SEOUL, Nov. 15 (Korea Bizwire) — The turnover rate of deposits in South Korea hit a near 32-year low in September, central bank data showed Thursday, indicating that money circulation is clogged in Asia’s fourth-largest economy.
The turnover rate of demand deposits came to 16.4 times for September, the lowest since January 1987, when the figure stood at 16.3, according to the data from the Bank of Korea (BOK).
The rate is calculated monthly by dividing the amount of withdrawals with the average account balance. A lower rate means fewer withdrawals, which signals that people are holding on to their cash instead of spending or investing.
The deposit turnover rate had been on the skids since flirting with 100 in 1999. The number rarely exceeded the 20 mark last year before dropping in September from 18.5 in August.
The central bank said the September drop resulted from a temporary factor that the country’s fall harvest holiday led to a decrease in bank business days. The Chuseok holiday ran from Sept. 24-26 this year.

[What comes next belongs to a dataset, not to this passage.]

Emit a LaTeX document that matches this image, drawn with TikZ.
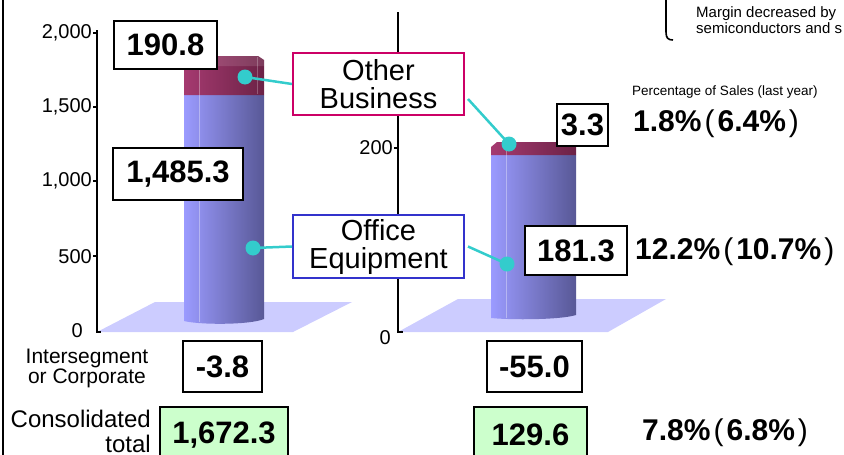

“Every year, the deposit turnover rate declines in the month on which the harvest holiday falls, as people tend to withdraw less money because banks are not open,” a BOK official said.
Market watchers, however, said that a more fundamental reason is people’s unwillingness to spend or invest money amid escalating uncertainty.
Investors rarely find promising investment vehicles due to a litany of unfavorable factors both at home and abroad, including U.S. rate hikes, a U.S.-Chinese trade dispute, a possible slowdown of the global economy, the possibility of a rate rise by the Bank of Korea and sluggish employment in South Korea, they said.